Friday, January 9, 2009
A young, unheralded producer from Virginia Beach named Teddy Riley coined the phrase "New Jack Swing". A mashup of synth heavy R&B music with hip hop beats, it was a unique (and arguably waaay overproduced) sound for the time. It's hard to say what song first exemplified this union, but Riley is more or less considered The King Of NJS.
I'd normally throw in all sorts of biographical stuff about Riley and the genre here, but thankfully this is one aspect of 80's black culture that was actually given it's proper due. Peep the extensive four part BET documentary below over lunch. Fascinating stuff.
Much like current superproducers Kanye West, The Neptunes, and Timbaland, there wasn't a record that dropped in the mid-late 80's that didn't have at least one Riley track on it. I could go down the list for days, but here's just a sampling.
Keith Sweat - "I Want Her"
Guy - "Groove Me"
Bobby Brown - "Don't Be Cruel"
Wreckx-n-Effect - "New Jack Swing"
Bell Biv Devoe - "Poison"
The genre is also typified by some less heralded, but still memorable songs. Peep these.
EnTouch - "2 Hype"
Samuelle - "So You Like What You See."
Today - "Why You Gettin' Funky On Me?"
Damian Dame - "Exclusivity"
The Boys - "Dial My Heart"
Prior to New Jack Swing, R&B singers and rappers seldom co-existed. When Jodi Whatley was joined by Rakim for the groundbreaking 1989 hit "Friends" an unholy alliance was formed.
I remember my Dad expressing his shock at such a development.
"A singer and a rapper on the same song? This is like oil and water."
Pops was right. NJS and the whole concept of the "guest rapper" took some time to completely take root, but today the genres of R&B and rap music are virtually interchangable. An underground rapper once famously said the only difference between the two is "in an R&B song, the b*tch sings more". Sure, that's not the most politically correct of statements, but that don't make it untrue.

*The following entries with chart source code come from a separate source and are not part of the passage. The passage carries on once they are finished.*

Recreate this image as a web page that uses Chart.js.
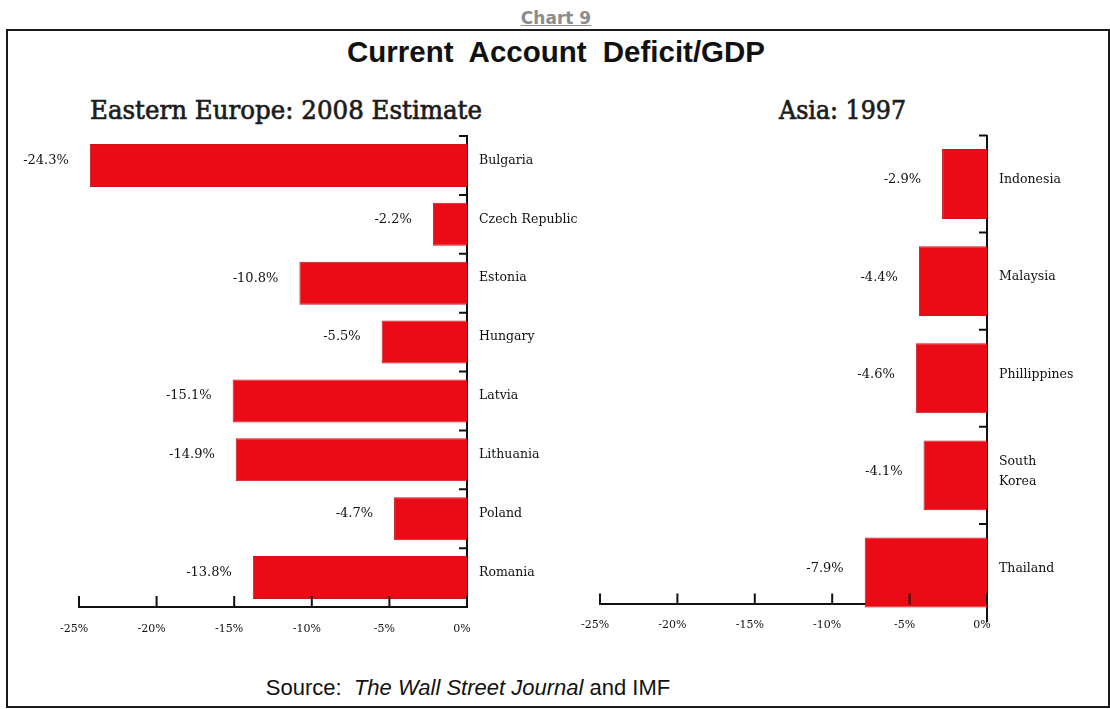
<!DOCTYPE html>
<html>
<head>
<meta charset="utf-8">
<script src="https://cdn.jsdelivr.net/npm/chart.js@4/dist/chart.umd.min.js"></script>
<style>
  html, body { margin:0; padding:0; background:#fff; }
  body { width:1110px; height:709px; position:relative; overflow:hidden; }
  .abs { position:absolute; }
  #chartNo { left:0; width:1112px; top:8px; text-align:center; font:bold 17px "DejaVu Sans", Verdana, sans-serif; line-height:20px; color:#8c8c8c; text-decoration:underline; }
  #frame { left:6px; top:29px; width:1100px; height:675px; border:2px solid #1a1a1a; }
  #title { left:0; width:1112px; top:37px; text-align:center; font:bold 29.5px "Liberation Sans", Arial, sans-serif; line-height:29.5px; color:#111; word-spacing:8px; white-space:nowrap; }
  .sub { font:26px "DejaVu Serif", serif; line-height:26px; color:#1c1c1c; -webkit-text-stroke:0.7px #1c1c1c; white-space:nowrap; transform-origin:left center; }
  #subL { left:90px; top:97px; }
  #subR { left:779px; top:97px; }
  #source { left:0; width:936px; top:675px; text-align:center; font:22px "Liberation Sans", Arial, sans-serif; line-height:26px; color:#111; white-space:pre; }
  canvas { position:absolute; }
</style>
</head>
<body>
<div id="chartNo" class="abs">Chart 9</div>
<div id="frame" class="abs"></div>
<div id="title" class="abs">Current Account Deficit/GDP</div>
<div id="subL" class="abs sub" data-w="392">Eastern Europe: 2008 Estimate</div>
<div id="subR" class="abs sub" data-w="127">Asia: 1997</div>
<div id="source" class="abs">Source:  <i>The Wall Street Journal</i> and IMF</div>
<div class="abs" style="left:0;top:120px;width:600px;height:530px;"><canvas id="cL"></canvas></div>
<div class="abs" style="left:560px;top:120px;width:550px;height:521px;"><canvas id="cR"></canvas></div>
<script>
// ---- data ----
const euroCountries = ["Bulgaria", "Czech Republic", "Estonia", "Hungary", "Latvia", "Lithuania", "Poland", "Romania"];
const euroValues = [-24.3, -2.2, -10.8, -5.5, -15.1, -14.9, -4.7, -13.8];
const asiaCountries = ["Indonesia", "Malaysia", "Phillippines", ["South", "Korea"], "Thailand"];
const asiaValues = [-2.9, -4.4, -4.6, -4.1, -7.9];
const xMin = -25, xMax = 0, xStep = 5;
const asiaAxisCross = 4.33;   // category position where the Asia value axis crosses

// fit subtitle widths
document.querySelectorAll('.sub').forEach(el => {
  const w = el.getBoundingClientRect().width;
  el.style.transform = 'scaleX(' + (parseFloat(el.dataset.w) / w) + ')';
});

const INK = '#111';
const serif = '"DejaVu Serif", "Liberation Serif", serif';

const decorations = {
  id: 'decorations',
  afterDatasetsDraw(chart, args, opts) {
    const ctx = chart.ctx, x = chart.scales.x, y = chart.scales.y;
    const vals = chart.data.datasets[0].data;
    const pos = x.options.position;
    const axY = (typeof pos === 'object') ? y.getPixelForValue(pos.y) : x.top;
    ctx.save();
    ctx.strokeStyle = INK; ctx.lineWidth = 2;
    ctx.beginPath();
    x.ticks.forEach(t => {
      const px = x.getPixelForValue(t.value);
      ctx.moveTo(px, axY); ctx.lineTo(px, axY - 11);
    });
    for (let i = 0; i < vals.length; i++) {
      const py = y.getPixelForValue(i - 0.5);
      ctx.moveTo(y.left, py); ctx.lineTo(y.left - 8, py);
    }
    ctx.stroke();
    ctx.font = '13px ' + serif;
    ctx.fillStyle = INK; ctx.textAlign = 'right'; ctx.textBaseline = 'middle';
    chart.getDatasetMeta(0).data.forEach((bar, i) => {
      ctx.fillText(vals[i].toFixed(1) + '%', bar.x - 21, bar.y + opts.dy);
    });
    ctx.restore();
  }
};

function makeChart(id, labels, values, cfg) {
  return new Chart(document.getElementById(id), {
    type: 'bar',
    data: { labels: labels, datasets: [{ data: values, backgroundColor: '#ea0b16', borderColor: '#c8151c', borderWidth: 1, categoryPercentage: 1, barPercentage: cfg.barPct, clip: false }] },
    options: {
      indexAxis: 'y', responsive: true, maintainAspectRatio: false, animation: false,
      layout: { padding: { left: cfg.padLeft, top: cfg.padTop, right: 0, bottom: cfg.padBottom } },
      plugins: { legend: { display: false }, tooltip: { enabled: false }, decorations: { dy: cfg.dy } },
      scales: {
        x: {
          position: cfg.xPos,
          min: xMin, max: xMax,
          grid: { display: false },
          border: { display: true, color: INK, width: 2 },
          ticks: { stepSize: xStep, color: INK, font: { family: serif, size: 11 }, padding: cfg.xPad, labelOffset: -5, maxRotation: 0, callback: v => v + '%' },
          afterFit: s => { s.height = 43; }
        },
        y: {
          position: 'right',
          grid: { display: false },
          border: { display: true, color: INK, width: 2 },
          ticks: { color: INK, font: { family: serif, size: 12.5, lineHeight: 1.6 }, padding: 4, labelOffset: cfg.dy },
          afterFit: s => { s.width = cfg.yWidth; }
        }
      }
    },
    plugins: [decorations]
  });
}

makeChart('cL', euroCountries, euroValues, { yWidth: 133, padLeft: 79, padTop: 16, padBottom: 0, barPct: 0.73, xPos: 'bottom', xPad: 8, dy: -5 });
makeChart('cR', asiaCountries, asiaValues, { yWidth: 123, padLeft: 40, padTop: 15.5, padBottom: 20, barPct: 0.72, xPos: { y: asiaAxisCross }, xPad: 6, dy: -4 });
</script>
</body>
</html>
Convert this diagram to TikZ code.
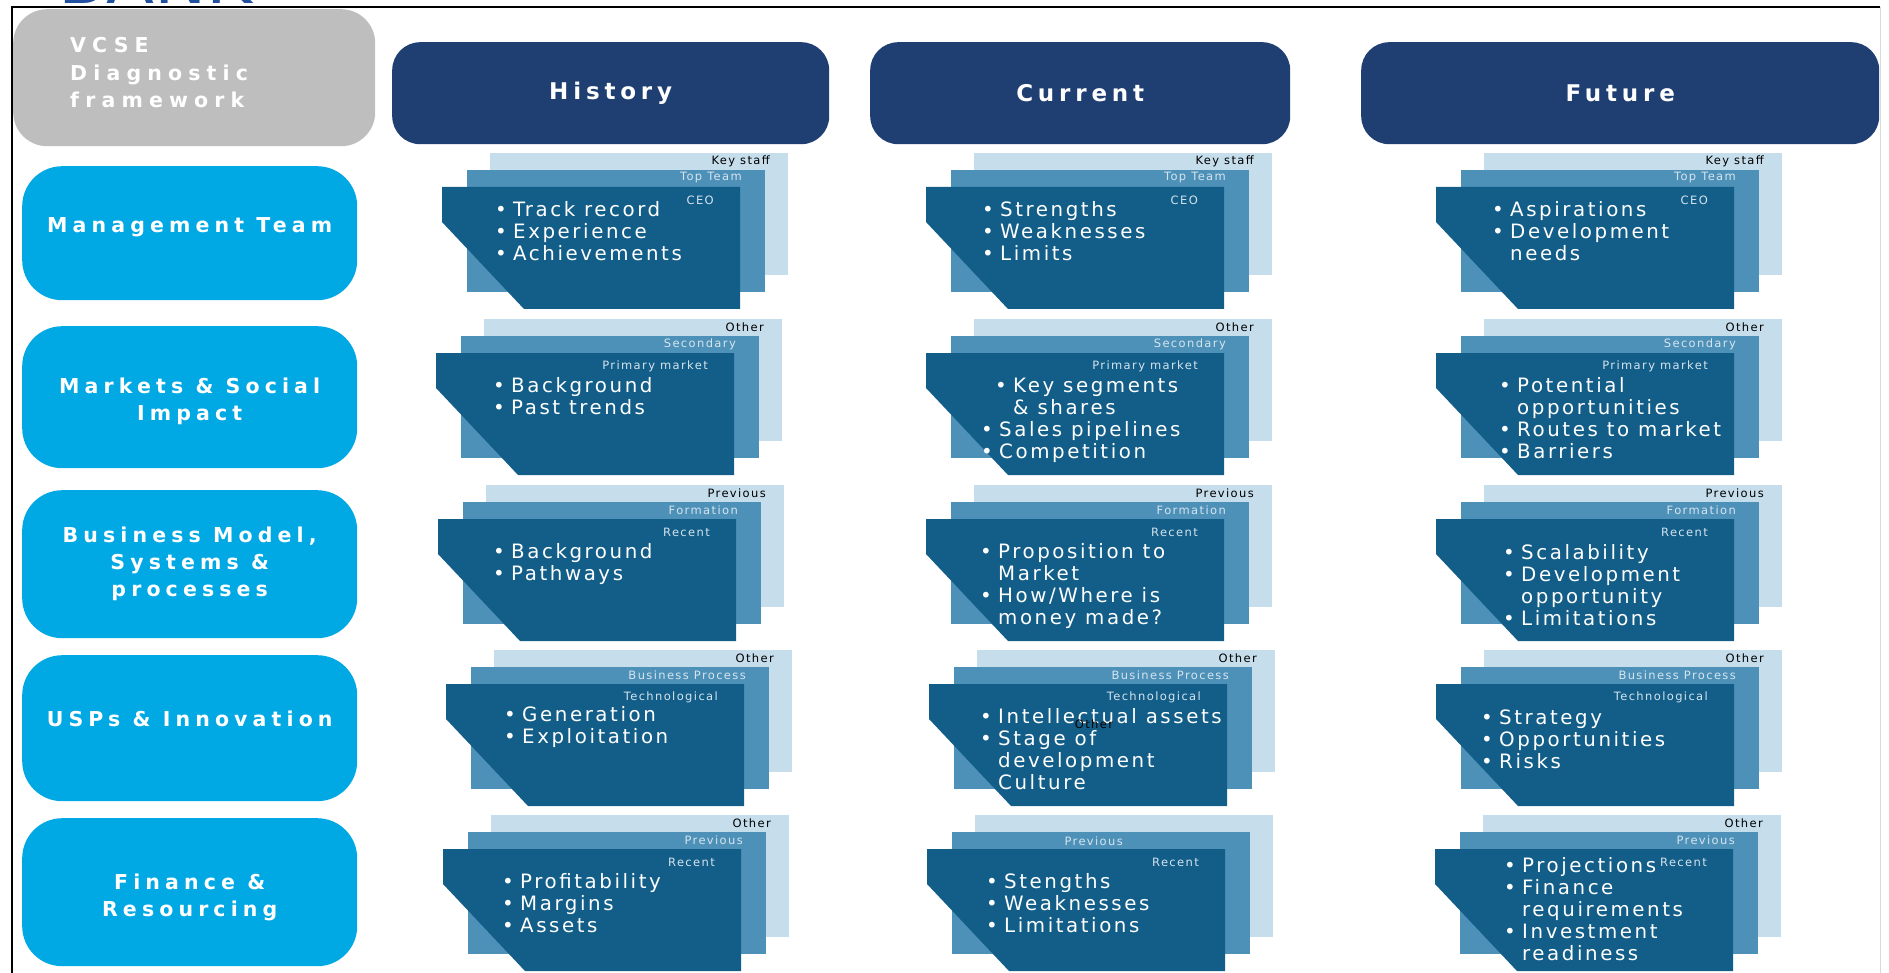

While it was a refreshing change of pace back in 87', it's more or less the reason why I don't listen to terrestrial "urban" radio today. Thanks a lot, Teddy.
Sadly, like most other editions of WOT8's, the New Jack Swing sound saw it's popularity wane by the mid 90's. Riley's trio Guy unceremoniously broke up in the early 90's and Riley went on to form a more successful, albeit far less talented group called Blackstreet. Popular artists like Al B. Sure, Bobby Brown, and Aaron Hall (of Guy) failed to make the transition and saw their once promising careers ethered. Riley is perhaps best known of late for a grizzly bankruptcy/foreclosure, and the subsequent burning down of his Virginia Beach studio. He still produces, albeit on a far smaller scale, but let's respect the architect.
For better or for worse, New Jack Swing changed the history of black music. Yup yup.
Question: What was your favorite song/group/album/video of the New Jack Swing era?
New Jack Swing Wiki [wikipedia]
 Oddly, Guy's debut album cover featured a guy who was only a member of the group through the photoshoot of note. Can you name the "guy" who Damion Hall replaced? 10 Cyber CapriSuns™ to the winner. This is a tough one. Don't cheat and Google it either.